Some of the speech was positive, notably his trashing of the so-called Norway and Switzerland options. Yet there are huge problems involved. The biggest is a complete lack of recognition that the E.U. as it has evolved is a complex set of compromises involving 27 countries (and more in the future, starting with Croatia), all of whom have domestic electorates and all of whom seek to promote their national interests. No country is completely happy with the end result, but all accept it, since they recognise that no other country is completely happy either. But as soon as one country tries to unpick that fundamental compromise, it opens up a Pandora's Box where other countries try exactly the same tactics. Denmark is a Eurosceptic member of the E.U., with more opt-outs (four) than the U.K. has. Yet the Danish Prime Minister's initial reaction to the speech was that it was not a good idea; what matters at the moment is working together, not working one against the rest.

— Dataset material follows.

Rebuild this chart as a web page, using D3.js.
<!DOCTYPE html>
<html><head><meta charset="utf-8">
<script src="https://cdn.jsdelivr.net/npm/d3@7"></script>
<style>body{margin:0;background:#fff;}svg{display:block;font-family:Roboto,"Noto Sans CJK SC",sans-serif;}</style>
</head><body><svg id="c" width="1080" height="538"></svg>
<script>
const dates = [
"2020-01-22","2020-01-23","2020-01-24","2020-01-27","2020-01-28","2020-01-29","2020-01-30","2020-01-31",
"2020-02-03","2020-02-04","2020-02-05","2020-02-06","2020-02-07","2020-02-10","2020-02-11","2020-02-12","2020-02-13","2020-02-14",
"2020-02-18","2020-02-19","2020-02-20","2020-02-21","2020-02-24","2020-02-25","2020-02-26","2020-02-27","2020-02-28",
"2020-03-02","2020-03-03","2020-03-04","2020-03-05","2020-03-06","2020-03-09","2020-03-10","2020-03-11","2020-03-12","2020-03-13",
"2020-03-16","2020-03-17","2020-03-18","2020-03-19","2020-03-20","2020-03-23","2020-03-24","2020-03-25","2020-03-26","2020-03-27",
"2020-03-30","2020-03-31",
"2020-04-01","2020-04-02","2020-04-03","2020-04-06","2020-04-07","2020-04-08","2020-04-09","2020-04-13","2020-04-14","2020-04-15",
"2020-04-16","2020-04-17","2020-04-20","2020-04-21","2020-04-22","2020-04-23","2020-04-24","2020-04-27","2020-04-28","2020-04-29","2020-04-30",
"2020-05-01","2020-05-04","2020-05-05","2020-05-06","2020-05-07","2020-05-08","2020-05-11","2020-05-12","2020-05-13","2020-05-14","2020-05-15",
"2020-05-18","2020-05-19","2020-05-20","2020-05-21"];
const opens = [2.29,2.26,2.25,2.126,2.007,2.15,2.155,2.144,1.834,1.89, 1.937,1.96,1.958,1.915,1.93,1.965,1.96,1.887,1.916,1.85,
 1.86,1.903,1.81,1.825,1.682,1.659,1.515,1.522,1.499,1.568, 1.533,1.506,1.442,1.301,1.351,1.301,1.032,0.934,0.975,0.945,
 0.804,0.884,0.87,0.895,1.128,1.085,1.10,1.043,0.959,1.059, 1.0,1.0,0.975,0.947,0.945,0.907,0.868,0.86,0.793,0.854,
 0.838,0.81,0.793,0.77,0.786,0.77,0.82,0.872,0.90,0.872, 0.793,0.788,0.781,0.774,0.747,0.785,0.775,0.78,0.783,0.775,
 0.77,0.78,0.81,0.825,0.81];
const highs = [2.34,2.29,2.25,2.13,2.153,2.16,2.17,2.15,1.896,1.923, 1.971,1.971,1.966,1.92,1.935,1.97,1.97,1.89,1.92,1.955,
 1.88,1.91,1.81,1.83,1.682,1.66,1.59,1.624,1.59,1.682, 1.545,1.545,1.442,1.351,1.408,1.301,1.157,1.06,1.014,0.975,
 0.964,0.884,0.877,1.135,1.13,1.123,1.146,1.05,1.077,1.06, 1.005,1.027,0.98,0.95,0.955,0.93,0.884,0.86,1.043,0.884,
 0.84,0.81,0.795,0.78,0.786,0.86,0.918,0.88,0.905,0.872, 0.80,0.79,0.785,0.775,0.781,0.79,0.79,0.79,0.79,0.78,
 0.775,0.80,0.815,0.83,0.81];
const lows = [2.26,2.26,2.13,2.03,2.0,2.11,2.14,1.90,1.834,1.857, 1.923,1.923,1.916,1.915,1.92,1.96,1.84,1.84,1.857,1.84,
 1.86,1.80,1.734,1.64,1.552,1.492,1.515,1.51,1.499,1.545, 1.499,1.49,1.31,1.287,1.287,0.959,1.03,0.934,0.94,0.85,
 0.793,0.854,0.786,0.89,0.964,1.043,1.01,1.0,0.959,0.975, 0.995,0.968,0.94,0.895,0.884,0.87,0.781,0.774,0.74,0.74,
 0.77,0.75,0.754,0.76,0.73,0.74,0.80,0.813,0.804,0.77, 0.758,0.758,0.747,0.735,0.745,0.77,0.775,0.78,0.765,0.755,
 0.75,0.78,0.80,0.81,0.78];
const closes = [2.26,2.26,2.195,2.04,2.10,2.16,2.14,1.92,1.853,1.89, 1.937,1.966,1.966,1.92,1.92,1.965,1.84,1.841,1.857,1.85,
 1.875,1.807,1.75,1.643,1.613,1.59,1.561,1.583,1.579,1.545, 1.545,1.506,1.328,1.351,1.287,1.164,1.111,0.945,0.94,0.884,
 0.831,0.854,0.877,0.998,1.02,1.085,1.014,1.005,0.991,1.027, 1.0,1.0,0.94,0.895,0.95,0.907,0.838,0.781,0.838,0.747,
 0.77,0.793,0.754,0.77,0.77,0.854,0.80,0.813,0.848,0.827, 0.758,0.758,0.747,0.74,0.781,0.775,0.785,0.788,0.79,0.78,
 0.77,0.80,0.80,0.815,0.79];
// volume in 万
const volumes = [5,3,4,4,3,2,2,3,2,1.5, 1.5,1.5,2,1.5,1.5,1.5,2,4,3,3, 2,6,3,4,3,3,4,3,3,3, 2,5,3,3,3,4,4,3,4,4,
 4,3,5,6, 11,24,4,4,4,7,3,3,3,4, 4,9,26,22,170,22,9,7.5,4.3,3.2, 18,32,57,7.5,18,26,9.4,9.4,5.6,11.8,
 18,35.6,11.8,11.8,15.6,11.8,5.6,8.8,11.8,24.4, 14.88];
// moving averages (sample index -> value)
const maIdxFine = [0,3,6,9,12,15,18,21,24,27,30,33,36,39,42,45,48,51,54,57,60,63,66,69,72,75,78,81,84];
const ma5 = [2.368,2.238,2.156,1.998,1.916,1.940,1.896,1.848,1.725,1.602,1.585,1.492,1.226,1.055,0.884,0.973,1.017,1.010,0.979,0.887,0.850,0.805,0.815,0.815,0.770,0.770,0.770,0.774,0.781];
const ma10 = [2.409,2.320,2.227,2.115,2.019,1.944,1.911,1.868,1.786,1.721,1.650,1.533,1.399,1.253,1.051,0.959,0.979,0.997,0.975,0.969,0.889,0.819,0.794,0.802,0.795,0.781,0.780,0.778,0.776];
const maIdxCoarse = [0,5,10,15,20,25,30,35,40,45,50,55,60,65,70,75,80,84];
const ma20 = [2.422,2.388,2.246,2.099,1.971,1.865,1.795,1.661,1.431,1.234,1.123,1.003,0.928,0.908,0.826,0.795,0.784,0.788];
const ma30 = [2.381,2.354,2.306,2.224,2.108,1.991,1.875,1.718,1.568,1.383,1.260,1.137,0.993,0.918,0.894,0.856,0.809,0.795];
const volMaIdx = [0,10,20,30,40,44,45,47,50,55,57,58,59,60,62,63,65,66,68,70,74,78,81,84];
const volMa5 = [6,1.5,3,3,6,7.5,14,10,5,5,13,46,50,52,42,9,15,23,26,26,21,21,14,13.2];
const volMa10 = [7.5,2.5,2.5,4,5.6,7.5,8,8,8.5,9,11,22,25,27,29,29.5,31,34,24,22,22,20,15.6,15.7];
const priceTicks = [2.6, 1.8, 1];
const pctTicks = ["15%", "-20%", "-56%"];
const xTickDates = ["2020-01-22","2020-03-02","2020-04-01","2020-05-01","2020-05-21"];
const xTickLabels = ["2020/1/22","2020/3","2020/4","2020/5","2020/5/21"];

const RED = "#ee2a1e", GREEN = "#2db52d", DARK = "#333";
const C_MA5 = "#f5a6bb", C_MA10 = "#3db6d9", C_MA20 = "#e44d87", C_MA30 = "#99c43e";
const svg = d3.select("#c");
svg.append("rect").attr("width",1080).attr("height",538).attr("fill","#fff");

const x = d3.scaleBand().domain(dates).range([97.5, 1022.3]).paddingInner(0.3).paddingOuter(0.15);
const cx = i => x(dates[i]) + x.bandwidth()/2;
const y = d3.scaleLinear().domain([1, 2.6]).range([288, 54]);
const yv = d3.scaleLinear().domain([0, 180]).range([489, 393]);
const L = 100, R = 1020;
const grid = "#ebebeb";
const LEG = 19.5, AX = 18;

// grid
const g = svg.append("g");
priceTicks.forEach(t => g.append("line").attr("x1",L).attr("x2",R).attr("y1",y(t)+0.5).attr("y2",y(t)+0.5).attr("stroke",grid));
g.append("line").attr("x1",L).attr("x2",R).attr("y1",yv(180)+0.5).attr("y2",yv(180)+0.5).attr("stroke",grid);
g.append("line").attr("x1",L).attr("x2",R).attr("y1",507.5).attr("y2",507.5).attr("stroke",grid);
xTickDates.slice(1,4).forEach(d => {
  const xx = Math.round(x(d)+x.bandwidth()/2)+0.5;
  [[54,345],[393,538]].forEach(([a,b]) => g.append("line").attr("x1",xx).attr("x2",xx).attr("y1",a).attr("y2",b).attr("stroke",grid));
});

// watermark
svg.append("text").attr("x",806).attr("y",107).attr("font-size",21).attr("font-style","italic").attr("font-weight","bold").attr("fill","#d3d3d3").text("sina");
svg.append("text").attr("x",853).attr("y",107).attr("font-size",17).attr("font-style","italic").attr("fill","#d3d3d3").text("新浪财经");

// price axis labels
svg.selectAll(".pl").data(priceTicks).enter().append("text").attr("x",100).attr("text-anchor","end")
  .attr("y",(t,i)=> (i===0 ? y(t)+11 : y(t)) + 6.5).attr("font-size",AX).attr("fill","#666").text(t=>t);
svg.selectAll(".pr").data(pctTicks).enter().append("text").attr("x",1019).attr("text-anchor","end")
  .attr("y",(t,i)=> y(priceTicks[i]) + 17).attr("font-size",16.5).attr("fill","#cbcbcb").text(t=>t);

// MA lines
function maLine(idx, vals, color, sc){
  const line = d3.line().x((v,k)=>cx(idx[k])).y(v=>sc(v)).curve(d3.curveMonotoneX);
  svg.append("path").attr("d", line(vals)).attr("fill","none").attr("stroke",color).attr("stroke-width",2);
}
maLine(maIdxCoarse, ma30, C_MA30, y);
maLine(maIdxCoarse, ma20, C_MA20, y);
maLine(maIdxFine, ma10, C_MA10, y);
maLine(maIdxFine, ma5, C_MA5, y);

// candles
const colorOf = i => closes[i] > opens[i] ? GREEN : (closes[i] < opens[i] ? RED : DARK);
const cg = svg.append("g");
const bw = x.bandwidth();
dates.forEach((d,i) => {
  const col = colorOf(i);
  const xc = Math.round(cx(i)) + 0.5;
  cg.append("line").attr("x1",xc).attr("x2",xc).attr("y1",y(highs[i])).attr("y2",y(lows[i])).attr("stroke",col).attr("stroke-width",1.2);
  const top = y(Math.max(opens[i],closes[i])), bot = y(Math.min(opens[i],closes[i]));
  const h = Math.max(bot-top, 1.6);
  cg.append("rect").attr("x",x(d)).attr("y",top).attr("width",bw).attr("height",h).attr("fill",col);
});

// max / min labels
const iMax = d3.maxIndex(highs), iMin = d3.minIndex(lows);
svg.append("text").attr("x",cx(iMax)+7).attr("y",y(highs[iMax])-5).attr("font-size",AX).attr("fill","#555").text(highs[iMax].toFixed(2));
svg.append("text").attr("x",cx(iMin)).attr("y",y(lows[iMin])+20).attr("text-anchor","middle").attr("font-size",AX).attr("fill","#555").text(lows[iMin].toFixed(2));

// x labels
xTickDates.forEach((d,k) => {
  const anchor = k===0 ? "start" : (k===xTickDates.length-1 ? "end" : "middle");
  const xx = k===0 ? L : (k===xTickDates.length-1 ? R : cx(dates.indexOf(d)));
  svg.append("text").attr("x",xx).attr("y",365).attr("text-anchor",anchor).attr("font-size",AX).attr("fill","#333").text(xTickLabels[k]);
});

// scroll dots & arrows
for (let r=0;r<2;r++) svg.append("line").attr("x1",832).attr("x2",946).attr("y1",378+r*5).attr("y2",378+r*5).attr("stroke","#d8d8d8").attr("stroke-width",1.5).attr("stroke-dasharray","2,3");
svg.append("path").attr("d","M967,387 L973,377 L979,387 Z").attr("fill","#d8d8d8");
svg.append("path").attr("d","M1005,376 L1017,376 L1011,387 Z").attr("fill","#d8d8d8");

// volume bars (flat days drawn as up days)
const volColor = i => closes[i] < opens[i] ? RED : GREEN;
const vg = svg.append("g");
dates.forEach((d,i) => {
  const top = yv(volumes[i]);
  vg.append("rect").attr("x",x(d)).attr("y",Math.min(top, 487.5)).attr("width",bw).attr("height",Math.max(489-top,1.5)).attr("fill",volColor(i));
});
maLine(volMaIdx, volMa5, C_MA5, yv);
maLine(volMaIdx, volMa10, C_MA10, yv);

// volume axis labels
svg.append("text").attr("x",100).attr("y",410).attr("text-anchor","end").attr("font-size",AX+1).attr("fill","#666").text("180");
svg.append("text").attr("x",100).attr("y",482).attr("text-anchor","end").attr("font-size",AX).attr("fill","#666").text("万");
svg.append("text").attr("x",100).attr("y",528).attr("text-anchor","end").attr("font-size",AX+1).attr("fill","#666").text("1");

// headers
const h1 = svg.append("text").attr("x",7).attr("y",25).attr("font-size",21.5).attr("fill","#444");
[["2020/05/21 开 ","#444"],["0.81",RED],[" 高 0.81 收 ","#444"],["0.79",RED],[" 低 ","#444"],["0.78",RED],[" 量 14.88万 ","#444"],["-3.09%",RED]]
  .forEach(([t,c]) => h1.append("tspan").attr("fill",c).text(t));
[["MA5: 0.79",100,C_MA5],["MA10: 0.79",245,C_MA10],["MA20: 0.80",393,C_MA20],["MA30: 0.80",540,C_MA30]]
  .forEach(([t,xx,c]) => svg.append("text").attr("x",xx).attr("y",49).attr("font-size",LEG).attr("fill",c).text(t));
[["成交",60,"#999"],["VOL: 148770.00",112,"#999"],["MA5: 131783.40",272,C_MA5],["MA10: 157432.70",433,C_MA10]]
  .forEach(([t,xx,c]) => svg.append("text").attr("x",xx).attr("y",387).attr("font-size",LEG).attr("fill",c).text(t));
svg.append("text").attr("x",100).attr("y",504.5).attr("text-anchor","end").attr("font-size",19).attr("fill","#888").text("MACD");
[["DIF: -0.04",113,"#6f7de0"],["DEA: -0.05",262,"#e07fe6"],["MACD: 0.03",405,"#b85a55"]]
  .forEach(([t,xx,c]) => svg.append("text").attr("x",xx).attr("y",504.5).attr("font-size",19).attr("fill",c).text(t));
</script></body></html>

Mr. Cameron said that the E.U. would be willing to negotiate, and accept changes, since it would be the only way of addressing the E.U.'s fundamental current and future lack of competitiveness. This is (yet) another example of the Brits telling the pesky continentals what is best for them; I am not sure that Germany (for instance) thinks that it is uncompetitive relative to the U.K., despite having the Euro as a currency. Mr. Cameron pointed to areas where he has negotiated before as evidence that it is possible to get changes that suit the U.K. Yet those changes took place at a time when the E.U. collectively wanted to move forward, and the U.K. could get its way by threatening to use its veto to derail the next step (though on the fiscal compact, his "veto" merely meant that it went ahead outside the E.U.'s legal structures, not that it didn't go ahead at all). By contrast, any future negotiations would need to satisfy both Mr. Cameron's mouth-frothing backbenchers, and 26 other countries heartily sick of British demands to be treated as a special case (plus, of course, the European Parliament and other vested interests). Some tinkering around the edges might be accepted, but I can't see them signing up to the sort of major reforms envisaged by the Prime Minister.

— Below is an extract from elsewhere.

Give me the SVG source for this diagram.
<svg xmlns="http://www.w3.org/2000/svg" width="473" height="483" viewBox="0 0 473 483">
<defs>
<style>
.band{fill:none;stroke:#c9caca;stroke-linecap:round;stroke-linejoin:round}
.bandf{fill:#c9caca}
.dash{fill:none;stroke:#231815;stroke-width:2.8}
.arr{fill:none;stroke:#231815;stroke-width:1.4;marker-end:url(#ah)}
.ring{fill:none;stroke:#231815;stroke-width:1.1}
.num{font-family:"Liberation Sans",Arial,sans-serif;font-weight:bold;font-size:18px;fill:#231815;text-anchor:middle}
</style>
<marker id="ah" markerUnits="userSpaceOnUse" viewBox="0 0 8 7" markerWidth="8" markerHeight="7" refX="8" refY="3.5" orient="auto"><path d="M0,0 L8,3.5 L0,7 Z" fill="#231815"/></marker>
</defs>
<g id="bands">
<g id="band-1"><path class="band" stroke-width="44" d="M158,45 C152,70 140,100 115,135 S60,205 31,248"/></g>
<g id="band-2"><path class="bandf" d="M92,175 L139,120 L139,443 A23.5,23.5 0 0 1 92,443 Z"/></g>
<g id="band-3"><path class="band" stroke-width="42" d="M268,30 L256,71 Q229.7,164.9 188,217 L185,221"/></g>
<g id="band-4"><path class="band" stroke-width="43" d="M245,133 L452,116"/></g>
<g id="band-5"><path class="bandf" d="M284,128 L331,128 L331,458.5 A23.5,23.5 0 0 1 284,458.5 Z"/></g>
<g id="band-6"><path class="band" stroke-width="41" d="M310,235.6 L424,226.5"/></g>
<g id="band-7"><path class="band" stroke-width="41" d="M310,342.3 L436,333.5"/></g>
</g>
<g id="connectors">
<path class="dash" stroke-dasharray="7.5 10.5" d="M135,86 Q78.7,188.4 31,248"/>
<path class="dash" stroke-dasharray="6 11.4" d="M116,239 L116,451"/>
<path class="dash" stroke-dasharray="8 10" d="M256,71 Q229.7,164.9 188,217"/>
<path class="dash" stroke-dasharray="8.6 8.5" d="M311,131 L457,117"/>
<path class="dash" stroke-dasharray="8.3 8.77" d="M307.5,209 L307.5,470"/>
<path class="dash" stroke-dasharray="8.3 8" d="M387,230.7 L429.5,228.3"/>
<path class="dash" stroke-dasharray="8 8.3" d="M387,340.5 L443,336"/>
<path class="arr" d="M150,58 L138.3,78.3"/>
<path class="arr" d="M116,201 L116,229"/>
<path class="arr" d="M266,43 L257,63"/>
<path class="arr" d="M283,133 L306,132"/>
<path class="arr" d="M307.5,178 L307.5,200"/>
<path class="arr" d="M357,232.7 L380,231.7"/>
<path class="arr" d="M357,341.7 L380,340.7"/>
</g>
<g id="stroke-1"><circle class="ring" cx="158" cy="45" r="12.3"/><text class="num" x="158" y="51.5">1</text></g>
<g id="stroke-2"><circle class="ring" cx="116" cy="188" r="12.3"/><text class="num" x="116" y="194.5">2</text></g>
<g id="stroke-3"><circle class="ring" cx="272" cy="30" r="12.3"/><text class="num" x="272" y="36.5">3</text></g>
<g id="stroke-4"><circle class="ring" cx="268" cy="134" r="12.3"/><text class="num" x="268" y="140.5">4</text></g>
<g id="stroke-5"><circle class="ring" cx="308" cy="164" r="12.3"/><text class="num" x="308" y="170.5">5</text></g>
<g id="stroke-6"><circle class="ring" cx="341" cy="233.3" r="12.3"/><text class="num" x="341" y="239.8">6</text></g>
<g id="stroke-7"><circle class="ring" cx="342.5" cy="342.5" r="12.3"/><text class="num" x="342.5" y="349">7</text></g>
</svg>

Not that he spelt out in detail exactly what those reforms would entail. Which strengthened the impression that the point of this speech was domestic rather than foreign. A poll taken in November 2012 by Eurobarometer shows that the U.K. is the only country in the E.U. in which a majority (53%) of those asked agreed with the statement "my country would be better off outside the E.U."; in austerity-plagued Spain, it was only 27%, in Denmark it was 21%. Mr. Cameron's Conservative Party has been under intense pressure from the single-issue U.K. Independence Party, which is actively campaigning for an exit; something had to be said to shore up his own party's base.

The problem is that there is a difference between domestic politics and statesmanship. Opinion polls during the past 50 years have consistently shown that the British people are willing to be led on European issues, if only their national leaders would lead them. They never do. Mr. Cameron today repeated the same old canards said before; that laws are "imposed" by Brussels (all E.U. legislation is approved by national leaders in Councils); that the E.U. is just a matter of trade (it hasn't been for 40 years); that European legal judgments give the U.K. difficulties (a common club based on rules needs a common adjudicator of those rules, how else could it function?); that there is a democratic deficit (ever seen the House of Commons at work?); that a single market does not require common legislation.

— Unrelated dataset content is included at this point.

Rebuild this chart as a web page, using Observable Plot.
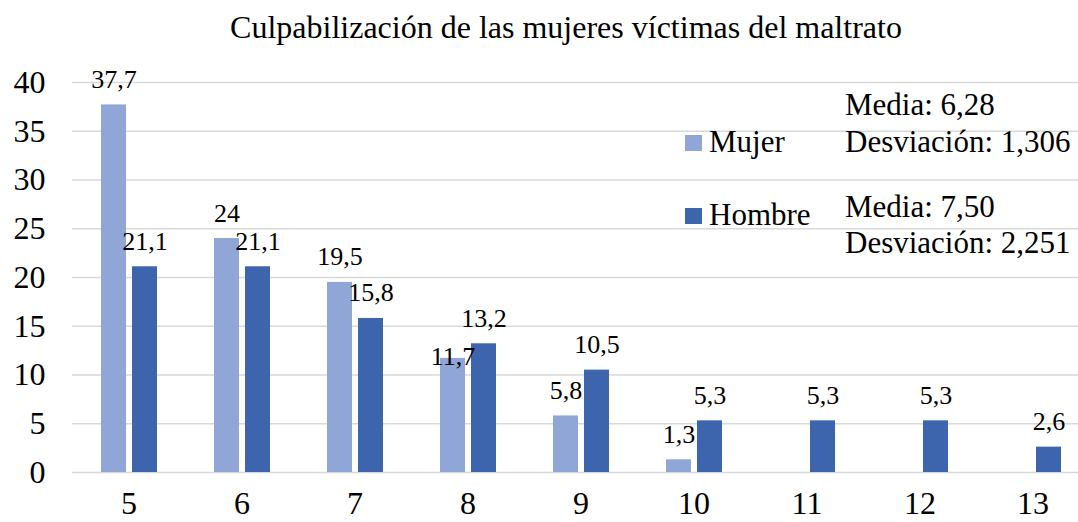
<!DOCTYPE html>
<html>
<head>
<meta charset="utf-8">
<script src="https://cdn.jsdelivr.net/npm/d3@7"></script>
<script src="https://cdn.jsdelivr.net/npm/@observablehq/plot@0.6"></script>
<style>
  html, body { margin: 0; padding: 0; background: #fff; overflow: hidden; }
  #wrap { position: relative; width: 1078px; height: 522px; font-family: "Liberation Serif", "Times New Roman", Times, "Tinos", serif; color: #000; }
  #wrap svg { position: absolute; left: 0; top: 0; font-family: "Liberation Serif", "Times New Roman", Times, "Tinos", serif !important; }
  #wrap svg text { font-family: "Liberation Serif", "Times New Roman", Times, "Tinos", serif !important; }
  .t { position: absolute; line-height: 1; white-space: nowrap; }
  .sw { position: absolute; width: 17px; height: 16px; }
</style>
</head>
<body>
<div id="wrap">
  <div class="t" id="title" style="left:0; top:11px; width:1078px; padding-left:54px; box-sizing:border-box; text-align:center; font-size:32px;"></div>
</div>
<script>
const categories = [5, 6, 7, 8, 9, 10, 11, 12, 13];
const mujer  = [37.7, 24, 19.5, 11.7, 5.8, 1.3, null, null, null];
const hombre = [21.1, 21.1, 15.8, 13.2, 10.5, 5.3, 5.3, 5.3, 2.6];
const series = ["Mujer", "Hombre"];
const colors = ["#8FA6D6", "#3C65AE"];
const yTicks = [0, 5, 10, 15, 20, 25, 30, 35, 40];
const titleText = "Culpabilización de las mujeres víctimas del maltrato";
const statsMujer = ["Media: 6,28", "Desviación: 1,306"];
const statsHombre = ["Media: 7,50", "Desviación: 2,251"];

const rows = [];
categories.forEach((c, i) => {
  rows.push({cat: c, sex: "Mujer", value: mujer[i]});
  rows.push({cat: c, sex: "Hombre", value: hombre[i]});
});
const fmt = v => String(v).replace(".", ",");
const isShifted = d => d.cat === 8 && d.sex === "Mujer";
const serifStack = '"Liberation Serif", "Times New Roman", Times, Tinos, serif';

const chart = Plot.plot({
  width: 1078,
  height: 522,
  marginTop: 82,
  marginBottom: 50,
  marginLeft: 70,
  marginRight: 0,
  style: {fontFamily: serifStack, fontSize: "32px", color: "#000", background: "transparent", overflow: "visible"},
  facet: {data: rows, x: "cat"},
  fx: {domain: categories, range: [70, 1090], paddingInner: 0, paddingOuter: 0, tickSize: 0, tickPadding: 19, label: null},
  x: {domain: series, paddingInner: 0.2, paddingOuter: 0.87, axis: null},
  y: {domain: [0, 40], ticks: yTicks, tickSize: 0, tickPadding: 27, label: null},
  color: {domain: series, range: colors},
  marks: [
    Plot.ruleY(yTicks, {stroke: "#d9d9d9", strokeWidth: 1.6}),
    Plot.barY(rows, {x: "sex", y: "value", fill: "sex", inset: 0}),
    Plot.text(rows, {filter: d => d.value != null && !isShifted(d), x: "sex", y: "value", text: d => fmt(d.value), lineAnchor: "bottom", dy: -17, fontSize: 26, fill: "#000"}),
    Plot.text(rows, {filter: d => d.value != null && isShifted(d), x: "sex", y: "value", text: d => fmt(d.value), lineAnchor: "bottom", dy: 7, fontSize: 26, fill: "#000"})
  ]
});
chart.setAttribute("font-family", serifStack);
const wrap = document.getElementById("wrap");
wrap.insertBefore(chart, wrap.firstChild);
document.getElementById("title").textContent = titleText;

function addText(txt, left, top, size) {
  const d = document.createElement("div");
  d.className = "t";
  d.style.left = left + "px";
  d.style.top = top + "px";
  d.style.fontSize = size + "px";
  d.textContent = txt;
  wrap.appendChild(d);
}
function addSwatch(color, left, top) {
  const s = document.createElement("div");
  s.className = "sw";
  s.style.left = left + "px";
  s.style.top = top + "px";
  s.style.background = color;
  wrap.appendChild(s);
}
// legend
addSwatch(colors[0], 685, 135);
addText(series[0], 709, 126, 31);
addSwatch(colors[1], 685, 208);
addText(series[1], 709, 199, 31);
// stats annotations
addText(statsMujer[0], 845, 89, 31);
addText(statsMujer[1], 845, 126, 31);
addText(statsHombre[0], 845, 191, 31);
addText(statsHombre[1], 845, 227, 31);
</script>
</body>
</html>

Underlying it all, sadly, is a more fundamental problem, in my view. I say sadly, since I myself am a Brit. That problem is that we Brits have still not accepted that we are not top dog in the world anymore, and so cannot accept the basic idea that it is better to be a smaller part of something bigger, than stand alone. Since 1945, we have thrashed around in the net of the perception of our special status, trying to find a post-imperial role. Sir Henry Tizard's memo is as relevant today as it was in 1949. And just as ignored.

David Cameron is leading us into another Suez moment. My prediction is that the U.K. is going to fluff it in exactly the same way. That's the saddest thing of all.